----- DATA SEGMENT -----

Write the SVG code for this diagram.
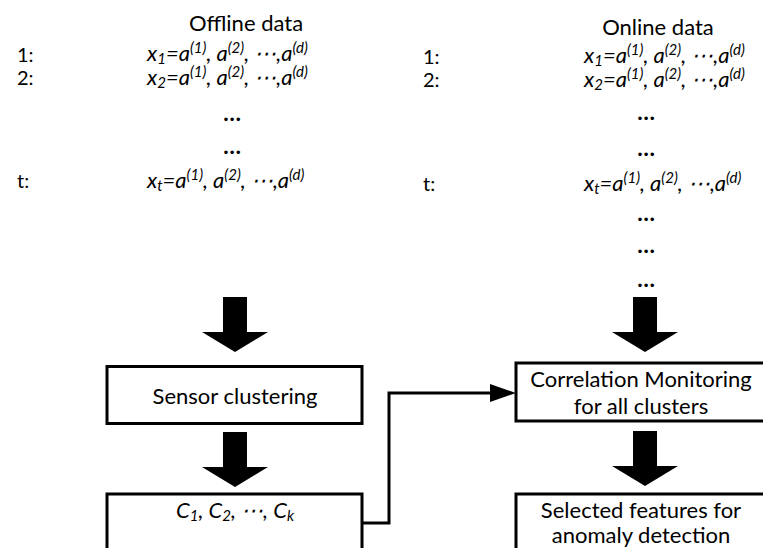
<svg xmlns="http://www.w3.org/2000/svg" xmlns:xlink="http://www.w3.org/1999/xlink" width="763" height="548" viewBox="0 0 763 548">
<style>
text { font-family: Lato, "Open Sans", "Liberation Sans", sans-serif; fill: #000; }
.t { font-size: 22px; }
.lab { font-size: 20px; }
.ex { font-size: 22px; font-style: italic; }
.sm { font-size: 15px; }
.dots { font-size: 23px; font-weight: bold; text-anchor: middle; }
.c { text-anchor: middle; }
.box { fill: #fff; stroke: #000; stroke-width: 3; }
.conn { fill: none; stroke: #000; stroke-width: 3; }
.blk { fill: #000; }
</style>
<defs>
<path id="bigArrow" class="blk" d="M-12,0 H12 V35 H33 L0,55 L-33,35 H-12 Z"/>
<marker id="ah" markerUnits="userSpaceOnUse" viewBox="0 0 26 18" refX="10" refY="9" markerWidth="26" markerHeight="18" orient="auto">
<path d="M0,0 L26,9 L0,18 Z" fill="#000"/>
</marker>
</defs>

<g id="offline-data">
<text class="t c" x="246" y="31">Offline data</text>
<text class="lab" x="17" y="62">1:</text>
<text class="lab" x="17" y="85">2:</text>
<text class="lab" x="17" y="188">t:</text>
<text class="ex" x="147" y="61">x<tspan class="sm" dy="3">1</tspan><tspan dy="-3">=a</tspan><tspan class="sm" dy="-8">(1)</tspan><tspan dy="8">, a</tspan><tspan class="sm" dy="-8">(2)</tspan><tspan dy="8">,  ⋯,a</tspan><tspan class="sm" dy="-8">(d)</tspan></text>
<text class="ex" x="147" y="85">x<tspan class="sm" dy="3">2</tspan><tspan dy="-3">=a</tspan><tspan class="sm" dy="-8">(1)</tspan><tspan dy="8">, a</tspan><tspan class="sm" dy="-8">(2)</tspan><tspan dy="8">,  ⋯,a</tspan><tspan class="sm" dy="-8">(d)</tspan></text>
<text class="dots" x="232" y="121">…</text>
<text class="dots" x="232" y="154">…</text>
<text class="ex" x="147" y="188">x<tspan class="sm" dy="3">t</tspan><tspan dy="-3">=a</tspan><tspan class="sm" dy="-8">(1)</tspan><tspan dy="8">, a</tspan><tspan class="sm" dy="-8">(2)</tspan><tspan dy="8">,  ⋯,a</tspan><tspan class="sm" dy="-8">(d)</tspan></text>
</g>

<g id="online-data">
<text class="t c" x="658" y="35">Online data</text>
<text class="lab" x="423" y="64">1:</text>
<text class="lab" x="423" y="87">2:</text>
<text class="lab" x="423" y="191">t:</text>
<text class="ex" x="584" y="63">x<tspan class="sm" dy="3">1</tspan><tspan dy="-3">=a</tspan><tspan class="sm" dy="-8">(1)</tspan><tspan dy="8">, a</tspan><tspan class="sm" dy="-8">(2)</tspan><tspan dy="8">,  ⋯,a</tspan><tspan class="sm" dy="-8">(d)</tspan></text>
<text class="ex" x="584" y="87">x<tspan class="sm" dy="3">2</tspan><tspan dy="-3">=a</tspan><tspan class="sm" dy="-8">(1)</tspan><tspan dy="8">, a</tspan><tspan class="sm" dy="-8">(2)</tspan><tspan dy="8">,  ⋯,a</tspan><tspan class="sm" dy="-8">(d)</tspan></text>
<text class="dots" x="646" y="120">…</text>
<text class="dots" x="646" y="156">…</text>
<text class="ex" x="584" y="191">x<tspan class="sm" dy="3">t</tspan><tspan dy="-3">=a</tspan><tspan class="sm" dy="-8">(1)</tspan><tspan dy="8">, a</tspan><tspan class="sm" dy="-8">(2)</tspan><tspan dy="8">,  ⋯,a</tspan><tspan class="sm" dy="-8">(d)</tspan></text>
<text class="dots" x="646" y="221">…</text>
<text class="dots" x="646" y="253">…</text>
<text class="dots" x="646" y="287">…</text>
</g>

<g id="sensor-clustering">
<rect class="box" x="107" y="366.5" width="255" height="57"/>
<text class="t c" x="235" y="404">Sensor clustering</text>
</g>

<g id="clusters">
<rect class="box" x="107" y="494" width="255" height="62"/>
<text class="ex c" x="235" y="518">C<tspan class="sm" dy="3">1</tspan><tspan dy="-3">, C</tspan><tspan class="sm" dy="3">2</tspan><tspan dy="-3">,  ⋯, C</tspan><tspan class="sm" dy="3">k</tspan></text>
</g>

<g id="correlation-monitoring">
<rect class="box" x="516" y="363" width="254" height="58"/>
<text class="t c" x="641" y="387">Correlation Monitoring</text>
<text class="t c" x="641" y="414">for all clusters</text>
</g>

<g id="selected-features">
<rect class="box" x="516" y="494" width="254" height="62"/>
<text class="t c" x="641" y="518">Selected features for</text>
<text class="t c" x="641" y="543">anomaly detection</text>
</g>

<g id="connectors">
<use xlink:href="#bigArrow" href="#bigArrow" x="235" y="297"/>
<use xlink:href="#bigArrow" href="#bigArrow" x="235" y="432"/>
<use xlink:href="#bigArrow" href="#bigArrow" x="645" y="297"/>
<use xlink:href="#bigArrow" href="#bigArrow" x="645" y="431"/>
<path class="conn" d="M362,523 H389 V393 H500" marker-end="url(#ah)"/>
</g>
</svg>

-----

Set down the complete material exactly, but do not include the images.

Write the SVG code for this diagram.
<svg xmlns="http://www.w3.org/2000/svg" xmlns:xlink="http://www.w3.org/1999/xlink" width="763" height="548" viewBox="0 0 763 548">
<style>
text { font-family: Lato, "Open Sans", "Liberation Sans", sans-serif; fill: #000; }
.t { font-size: 22px; }
.lab { font-size: 20px; }
.ex { font-size: 22px; font-style: italic; }
.sm { font-size: 15px; }
.dots { font-size: 23px; font-weight: bold; text-anchor: middle; }
.c { text-anchor: middle; }
.box { fill: #fff; stroke: #000; stroke-width: 3; }
.conn { fill: none; stroke: #000; stroke-width: 3; }
.blk { fill: #000; }
</style>
<defs>
<path id="bigArrow" class="blk" d="M-12,0 H12 V35 H33 L0,55 L-33,35 H-12 Z"/>
<marker id="ah" markerUnits="userSpaceOnUse" viewBox="0 0 26 18" refX="10" refY="9" markerWidth="26" markerHeight="18" orient="auto">
<path d="M0,0 L26,9 L0,18 Z" fill="#000"/>
</marker>
</defs>

<g id="offline-data">
<text class="t c" x="246" y="31">Offline data</text>
<text class="lab" x="17" y="62">1:</text>
<text class="lab" x="17" y="85">2:</text>
<text class="lab" x="17" y="188">t:</text>
<text class="ex" x="147" y="61">x<tspan class="sm" dy="3">1</tspan><tspan dy="-3">=a</tspan><tspan class="sm" dy="-8">(1)</tspan><tspan dy="8">, a</tspan><tspan class="sm" dy="-8">(2)</tspan><tspan dy="8">,  ⋯,a</tspan><tspan class="sm" dy="-8">(d)</tspan></text>
<text class="ex" x="147" y="85">x<tspan class="sm" dy="3">2</tspan><tspan dy="-3">=a</tspan><tspan class="sm" dy="-8">(1)</tspan><tspan dy="8">, a</tspan><tspan class="sm" dy="-8">(2)</tspan><tspan dy="8">,  ⋯,a</tspan><tspan class="sm" dy="-8">(d)</tspan></text>
<text class="dots" x="232" y="121">…</text>
<text class="dots" x="232" y="154">…</text>
<text class="ex" x="147" y="188">x<tspan class="sm" dy="3">t</tspan><tspan dy="-3">=a</tspan><tspan class="sm" dy="-8">(1)</tspan><tspan dy="8">, a</tspan><tspan class="sm" dy="-8">(2)</tspan><tspan dy="8">,  ⋯,a</tspan><tspan class="sm" dy="-8">(d)</tspan></text>
</g>

<g id="online-data">
<text class="t c" x="658" y="35">Online data</text>
<text class="lab" x="423" y="64">1:</text>
<text class="lab" x="423" y="87">2:</text>
<text class="lab" x="423" y="191">t:</text>
<text class="ex" x="584" y="63">x<tspan class="sm" dy="3">1</tspan><tspan dy="-3">=a</tspan><tspan class="sm" dy="-8">(1)</tspan><tspan dy="8">, a</tspan><tspan class="sm" dy="-8">(2)</tspan><tspan dy="8">,  ⋯,a</tspan><tspan class="sm" dy="-8">(d)</tspan></text>
<text class="ex" x="584" y="87">x<tspan class="sm" dy="3">2</tspan><tspan dy="-3">=a</tspan><tspan class="sm" dy="-8">(1)</tspan><tspan dy="8">, a</tspan><tspan class="sm" dy="-8">(2)</tspan><tspan dy="8">,  ⋯,a</tspan><tspan class="sm" dy="-8">(d)</tspan></text>
<text class="dots" x="646" y="120">…</text>
<text class="dots" x="646" y="156">…</text>
<text class="ex" x="584" y="191">x<tspan class="sm" dy="3">t</tspan><tspan dy="-3">=a</tspan><tspan class="sm" dy="-8">(1)</tspan><tspan dy="8">, a</tspan><tspan class="sm" dy="-8">(2)</tspan><tspan dy="8">,  ⋯,a</tspan><tspan class="sm" dy="-8">(d)</tspan></text>
<text class="dots" x="646" y="221">…</text>
<text class="dots" x="646" y="253">…</text>
<text class="dots" x="646" y="287">…</text>
</g>

<g id="sensor-clustering">
<rect class="box" x="107" y="366.5" width="255" height="57"/>
<text class="t c" x="235" y="404">Sensor clustering</text>
</g>

<g id="clusters">
<rect class="box" x="107" y="494" width="255" height="62"/>
<text class="ex c" x="235" y="518">C<tspan class="sm" dy="3">1</tspan><tspan dy="-3">, C</tspan><tspan class="sm" dy="3">2</tspan><tspan dy="-3">,  ⋯, C</tspan><tspan class="sm" dy="3">k</tspan></text>
</g>

<g id="correlation-monitoring">
<rect class="box" x="516" y="363" width="254" height="58"/>
<text class="t c" x="641" y="387">Correlation Monitoring</text>
<text class="t c" x="641" y="414">for all clusters</text>
</g>

<g id="selected-features">
<rect class="box" x="516" y="494" width="254" height="62"/>
<text class="t c" x="641" y="518">Selected features for</text>
<text class="t c" x="641" y="543">anomaly detection</text>
</g>

<g id="connectors">
<use xlink:href="#bigArrow" href="#bigArrow" x="235" y="297"/>
<use xlink:href="#bigArrow" href="#bigArrow" x="235" y="432"/>
<use xlink:href="#bigArrow" href="#bigArrow" x="645" y="297"/>
<use xlink:href="#bigArrow" href="#bigArrow" x="645" y="431"/>
<path class="conn" d="M362,523 H389 V393 H500" marker-end="url(#ah)"/>
</g>
</svg>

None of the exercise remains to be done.